Templates: Write Code That Works with Any Type

Templates let you write a function or class once and have it work with any data type. Instead of writing separate functions for int, double, string, etc., you write one template and the compiler generates the specific versions for you. This is called generic programming.

Function Templates

// Without templates: need separate functions for each type
int maxInt(int a, int b) { return a > b ? a : b; }
double maxDouble(double a, double b) { return a > b ? a : b; }

// With templates: one function works for ALL types
template<typename T>
T maxVal(T a, T b) {
    return a > b ? a : b;
}

// The compiler creates the right version automatically
cout << maxVal(3, 7);           // uses int version
cout << maxVal(3.14, 2.71);    // uses double version
cout << maxVal("abc"s, "xyz"s); // uses string version

// Template with two different types
template<typename T, typename U>
auto add(T a, U b) {
    return a + b;    // compiler figures out the return type
}

cout << add(5, 3.14);   // int + double = double (8.14)

Class Templates

// A generic stack that works with any type
template<typename T>
class SimpleStack {
    vector<T> data;
public:
    void push(const T& value) { data.push_back(value); }
    void pop() { data.pop_back(); }
    T& top() { return data.back(); }
    bool empty() const { return data.empty(); }
    size_t size() const { return data.size(); }
};

// Use with different types
SimpleStack<int> intStack;
intStack.push(1);
intStack.push(2);
cout << intStack.top();   // 2

SimpleStack<string> strStack;
strStack.push("hello");
strStack.push("world");
cout << strStack.top();   // "world"

Template Specialization

Sometimes you need a template to behave differently for a specific type.

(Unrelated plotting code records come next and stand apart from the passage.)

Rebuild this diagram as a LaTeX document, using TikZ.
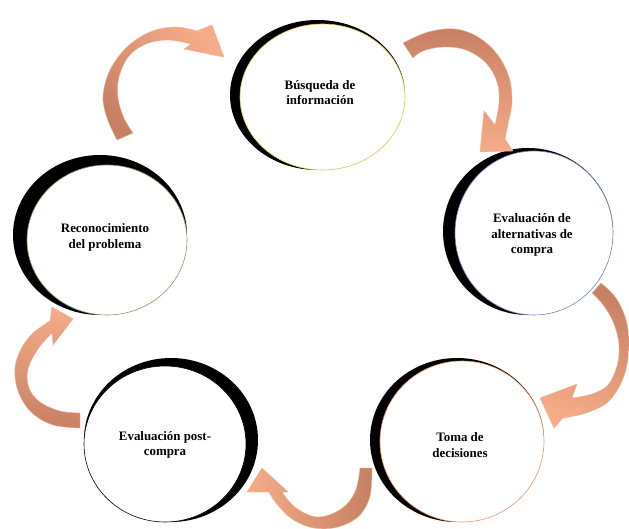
\documentclass[tikz,border=0pt]{standalone}
\usepackage{fontspec}
\setmainfont{Liberation Serif}
\usetikzlibrary{shapes.geometric}
\definecolor{arlight}{RGB}{246,172,136}
\definecolor{ardark}{RGB}{199,128,100}
\definecolor{aredge}{RGB}{240,180,150}
\definecolor{ringY}{RGB}{225,200,70}
\definecolor{ringB}{RGB}{105,135,185}
\definecolor{ringG}{RGB}{125,160,95}
\definecolor{ringO}{RGB}{232,155,110}
\begin{document}
\begin{tikzpicture}[x=1pt,y=-1pt,
  shadowell/.style={ellipse, fill=black, draw=none, inner sep=0pt},
  ringell/.style={ellipse, fill=white, inner sep=0pt, line width=0.6pt},
  lbl/.style={font=\bfseries\fontsize{12.9}{15.6}\selectfont, align=center, inner sep=0pt},
  blockarrow/.style={draw=aredge, line width=0.4pt}]
\useasboundingbox (0,0) rectangle (629,529);

% circles
\node[shadowell, minimum width=175pt, minimum height=150pt] (busqS) at (317.5,95) {};
\node[ringell, draw=ringY, minimum width=165pt, minimum height=146pt] (busq) at (322.5,97) {};
\node[lbl] (busqT) at (320,92.5) {Búsqueda de\\información};

\node[shadowell, minimum width=170pt, minimum height=167pt] (altS) at (528,231.5) {};
\node[ringell, draw=ringB, minimum width=158pt, minimum height=164pt] (alt) at (534,233) {};
\node[lbl] (altT) at (532,235) {Evaluación de\\alternativas de\\compra};

\node[shadowell, minimum width=174pt, minimum height=160pt] (recS) at (100,235) {};
\node[ringell, draw=ringG, minimum width=160pt, minimum height=150pt] (rec) at (107,240) {};
\node[lbl] (recT) at (105,237.5) {Reconocimiento\\del problema};

\node[shadowell, minimum width=174pt, minimum height=164pt] (postS) at (171,440) {};
\node[ringell, draw=black, minimum width=162pt, minimum height=156pt] (post) at (165,444) {};
\node[lbl] (postT) at (165,445) {Evaluación post-\\compra};

\node[shadowell, minimum width=174pt, minimum height=164pt] (tomaS) at (457,440) {};
\node[ringell, draw=ringO, minimum width=164pt, minimum height=161pt] (toma) at (462,441.5) {};
\node[lbl] (tomaT) at (460,445) {Toma de\\decisiones};

% curved block arrows
% A: Reconocimiento -> Busqueda
\path[blockarrow, top color=arlight, bottom color=ardark, shading angle=-45]
  plot[smooth, tension=0.6] coordinates {(117,140) (107,118) (103,96) (110,70) (127,47) (150,32) (175,27) (197,31)}
  -- (212,25) -- (224,57) -- (184,49)
  -- plot[smooth, tension=0.6] coordinates {(191,44) (168,40) (146,44) (129,56) (119,77) (118,98) (124,118) (133,133)}
  -- cycle;

% B: Busqueda -> Alternativas
\path[blockarrow, top color=ardark, bottom color=arlight, shading angle=0]
  plot[smooth, tension=0.6] coordinates {(403,43) (428,32) (455,29) (478,37) (497,54) (509,77) (512,102) (508,124) (505,139)}
  -- (513,151) -- (480,152) -- (484,111)
  -- plot[smooth, tension=0.6] coordinates {(495,125) (499,102) (497,82) (486,63) (466,50) (443,47) (423,51) (413,58)}
  -- cycle;

% C: Alternativas -> Toma
\path[blockarrow, top color=ardark, bottom color=arlight, shading angle=-20]
  plot[smooth, tension=0.6] coordinates {(601,283) (616,298) (626,320) (629,346) (624,376) (609,401) (586,413) (563,418)}
  -- (554,428) -- (540,398) -- (577,384)
  -- plot[smooth, tension=0.6] coordinates {(572,398) (592,394) (608,385) (617,366) (619,345) (614,324) (604,306) (592,293)}
  -- cycle;

% D: Toma -> Post-compra
\path[blockarrow, top color=arlight, bottom color=ardark, shading angle=90]
  plot[smooth, tension=0.6] coordinates {(372,468) (370,496) (359,516) (338,527) (314,528) (292,519) (276,503) (269,492)}
  -- (247,492) -- (262,468) -- (288,492)
  -- plot[smooth, tension=0.6] coordinates {(282,492) (296,508) (318,517) (341,509) (355,492) (360,468)}
  -- cycle;

% E: Post-compra -> Reconocimiento
\path[blockarrow, top color=arlight, bottom color=ardark, shading angle=0]
  plot[smooth, tension=0.6] coordinates {(80,428) (53,425) (31,412) (18,391) (15,368) (21,349) (33,333) (50,321)}
  -- (52,307) -- (73,319) -- (53,345)
  -- plot[smooth, tension=0.6] coordinates {(52,333) (38,349) (28,369) (29,388) (40,402) (60,411) (80,413)}
  -- cycle;
\end{tikzpicture}
\end{document}
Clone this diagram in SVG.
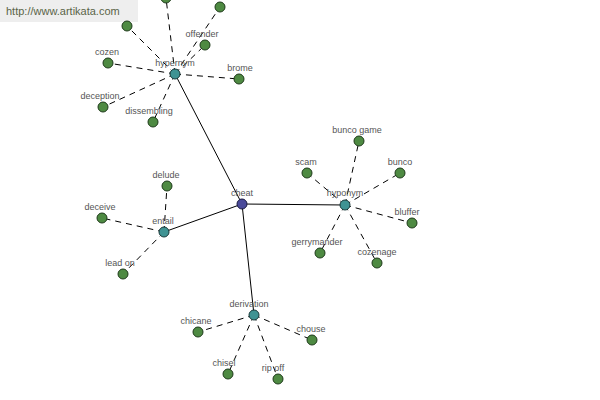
<svg xmlns="http://www.w3.org/2000/svg" width="600" height="400" viewBox="0 0 600 400">
<style>
.bg{fill:#ffffff}
.solid{stroke:#000;stroke-width:1;fill:none}
.dash{stroke:#000;stroke-width:1;fill:none;stroke-dasharray:6,5}
.leaf{fill:#4e8a42;stroke:#1e3a1a;stroke-width:1}
.hub{fill:#3f9393;stroke:#1a3a3a;stroke-width:1}
.root{fill:#4a4a9a;stroke:#1a1a40;stroke-width:1}
.lbl{font-family:"Liberation Sans",Arial,sans-serif;font-size:9px;fill:#555;text-anchor:middle}
.url{font-family:"Liberation Sans",Arial,sans-serif;font-size:11px;fill:#5a6448}
</style>
<rect class="bg" x="0" y="0" width="600" height="400"/>
<rect x="0" y="0" width="138" height="22" fill="#eeeeee"/>
<text class="url" x="6" y="15">http://www.artikata.com</text>
<g id="connectors">
<line class="solid" x1="242" y1="204" x2="175" y2="74"/>
<line class="solid" x1="242" y1="204" x2="164" y2="232"/>
<line class="solid" x1="242" y1="204" x2="345" y2="205"/>
<line class="solid" x1="242" y1="204" x2="254" y2="315"/>
<line class="dash" x1="175" y1="74" x2="166" y2="-2"/>
<line class="dash" x1="175" y1="74" x2="220" y2="7"/>
<line class="dash" x1="175" y1="74" x2="127" y2="26"/>
<line class="dash" x1="175" y1="74" x2="205" y2="45"/>
<line class="dash" x1="175" y1="74" x2="108" y2="63"/>
<line class="dash" x1="175" y1="74" x2="239" y2="79"/>
<line class="dash" x1="175" y1="74" x2="103" y2="107"/>
<line class="dash" x1="175" y1="74" x2="153" y2="122"/>
<line class="dash" x1="164" y1="232" x2="167" y2="186"/>
<line class="dash" x1="164" y1="232" x2="102" y2="218"/>
<line class="dash" x1="164" y1="232" x2="123" y2="274"/>
<line class="dash" x1="345" y1="205" x2="359" y2="141"/>
<line class="dash" x1="345" y1="205" x2="307" y2="173"/>
<line class="dash" x1="345" y1="205" x2="400" y2="173"/>
<line class="dash" x1="345" y1="205" x2="412" y2="223"/>
<line class="dash" x1="345" y1="205" x2="320" y2="253"/>
<line class="dash" x1="345" y1="205" x2="377" y2="263"/>
<line class="dash" x1="254" y1="315" x2="198" y2="332"/>
<line class="dash" x1="254" y1="315" x2="312" y2="340"/>
<line class="dash" x1="254" y1="315" x2="228" y2="374"/>
<line class="dash" x1="254" y1="315" x2="278" y2="379"/>
</g>
<g id="n-top1"><circle class="leaf" cx="166" cy="-2" r="5"/></g>
<g id="n-top2"><circle class="leaf" cx="220" cy="7" r="5"/></g>
<g id="n-top3"><circle class="leaf" cx="127" cy="26" r="5"/></g>
<g id="n-offender"><circle class="leaf" cx="205" cy="45" r="5"/><text class="lbl" x="202" y="37">offender</text></g>
<g id="n-cozen"><circle class="leaf" cx="108" cy="63" r="5"/><text class="lbl" x="107" y="55">cozen</text></g>
<g id="n-brome"><circle class="leaf" cx="239" cy="79" r="5"/><text class="lbl" x="240" y="71">brome</text></g>
<g id="n-deception"><circle class="leaf" cx="103" cy="107" r="5"/><text class="lbl" x="100" y="99">deception</text></g>
<g id="n-dissembling"><circle class="leaf" cx="153" cy="122" r="5"/><text class="lbl" x="149" y="114">dissembling</text></g>
<g id="n-hypernym"><circle class="hub" cx="175" cy="74" r="5"/><text class="lbl" x="175" y="66">hypernym</text></g>
<g id="n-cheat"><circle class="root" cx="242" cy="204" r="5"/><text class="lbl" x="242" y="196">cheat</text></g>
<g id="n-entail"><circle class="hub" cx="164" cy="232" r="5"/><text class="lbl" x="163" y="224">entail</text></g>
<g id="n-delude"><circle class="leaf" cx="167" cy="186" r="5"/><text class="lbl" x="166" y="178">delude</text></g>
<g id="n-deceive"><circle class="leaf" cx="102" cy="218" r="5"/><text class="lbl" x="100" y="210">deceive</text></g>
<g id="n-leadon"><circle class="leaf" cx="123" cy="274" r="5"/><text class="lbl" x="120" y="266">lead on</text></g>
<g id="n-hyponym"><circle class="hub" cx="345" cy="205" r="5"/><text class="lbl" x="345" y="196">hyponym</text></g>
<g id="n-buncogame"><circle class="leaf" cx="359" cy="141" r="5"/><text class="lbl" x="357" y="133">bunco game</text></g>
<g id="n-scam"><circle class="leaf" cx="307" cy="173" r="5"/><text class="lbl" x="306" y="165">scam</text></g>
<g id="n-bunco"><circle class="leaf" cx="400" cy="173" r="5"/><text class="lbl" x="400" y="165">bunco</text></g>
<g id="n-bluffer"><circle class="leaf" cx="412" cy="223" r="5"/><text class="lbl" x="407" y="215">bluffer</text></g>
<g id="n-gerrymander"><circle class="leaf" cx="320" cy="253" r="5"/><text class="lbl" x="317" y="245">gerrymander</text></g>
<g id="n-cozenage"><circle class="leaf" cx="377" cy="263" r="5"/><text class="lbl" x="377" y="255">cozenage</text></g>
<g id="n-derivation"><circle class="hub" cx="254" cy="315" r="5"/><text class="lbl" x="249" y="307">derivation</text></g>
<g id="n-chicane"><circle class="leaf" cx="198" cy="332" r="5"/><text class="lbl" x="196" y="324">chicane</text></g>
<g id="n-chouse"><circle class="leaf" cx="312" cy="340" r="5"/><text class="lbl" x="311" y="332">chouse</text></g>
<g id="n-chisel"><circle class="leaf" cx="228" cy="374" r="5"/><text class="lbl" x="224" y="366">chisel</text></g>
<g id="n-ripoff"><circle class="leaf" cx="278" cy="379" r="5"/><text class="lbl" x="273" y="371">rip off</text></g>
</svg>
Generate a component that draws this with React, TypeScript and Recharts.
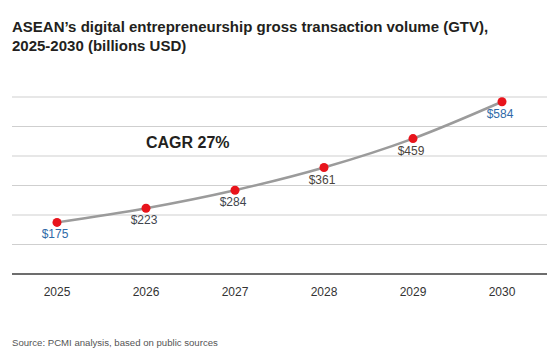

Template specialization lets you provide a custom implementation for one particular type.

// General template
template<typename T>
bool isZero(T value) {
    return value == T{};    // works for int, char, etc.
}

// Specialization for double (floating point needs epsilon comparison)
template<>
bool isZero<double>(double value) {
    return abs(value) < 1e-9;   // within epsilon of zero
}

isZero(0);          // uses general template: true
isZero(0.0000001);  // uses double specialization: true

Variadic Templates (C++11): Any Number of Arguments

// A print function that accepts any number of any types
template<typename... Args>
void print(Args... args) {
    (cout << ... << args) << endl;   // fold expression (C++17)
}

print(1, " + ", 2, " = ", 3);   // prints: 1 + 2 = 3
print("Hello", " ", "World"); // prints: Hello World

// Sum any number of values
template<typename... Args>
auto sum(Args... args) {
    return (args + ...);   // fold expression
}

cout << sum(1, 2, 3, 4);   // 10

Exception Handling

Done

Handling Errors Gracefully with Exceptions

Exceptions provide a structured way to handle errors in C++. Instead of checking error codes after every function call, you can throw an exception when something goes wrong and catch it at a higher level where you can actually deal with the error.

Try, Catch, and Throw

#include <stdexcept>

// Function that might fail
double divide(double a, double b) {
    if (b == 0) {
        throw runtime_error("Cannot divide by zero!");
    }
    return a / b;
}

// Calling code handles the error
try {
    double result = divide(10, 0);
    cout << result << endl;
} catch (const runtime_error& e) {
    cout << "Error: " << e.what() << endl;
    // Output: Error: Cannot divide by zero!
} catch (const exception& e) {
    cout << "General error: " << e.what() << endl;
} catch (...) {
    cout << "Unknown error occurred" << endl;
}

Standard Exception Types

Exception	When to Use	Example
runtime_error	Errors detectable only at runtime	File not found, network timeout
logic_error	Programming logic mistakes	Invalid argument, out of range
invalid_argument	Bad function argument	Negative value where positive expected
out_of_range	Index out of bounds	Accessing vector beyond its size
overflow_error	Arithmetic overflow	Number too large to represent
bad_alloc	Memory allocation failed	new fails to allocate

Creating Custom Exceptions

class InsufficientFundsError : public runtime_error {
    double amount;
    double balance;
public:
    InsufficientFundsError(double amt, double bal)
        : runtime_error("Insufficient funds"), amount(amt), balance(bal) {}

    double getAmount() const { return amount; }
    double getBalance() const { return balance; }
};

// Usage
void withdraw(double amount, double& balance) {
    if (amount > balance) {
        throw InsufficientFundsError(amount, balance);
    }
    balance -= amount;
}

try {
    double bal = 100;
    withdraw(500, bal);
} catch (const InsufficientFundsError& e) {
    cout << e.what() << endl;
    cout << "Tried: $" << e.getAmount()
         << ", Have: $" << e.getBalance() << endl;
}

noexcept: Promise Not to Throw

// Mark functions that will never throw
int add(int a, int b) noexcept {
    return a + b;    // simple math, cannot fail
}

// Move constructors should be noexcept for vector optimization
class MyClass {
public:
    MyClass(MyClass&& other) noexcept {
        // transfer resources
    }
};

Important: Never throw exceptions from destructors. If a destructor throws while another exception is being processed (during stack unwinding), the program calls std::terminate() and crashes.

Lambdas and Closures

Done

Lambda Expressions: Inline Functions (C++11)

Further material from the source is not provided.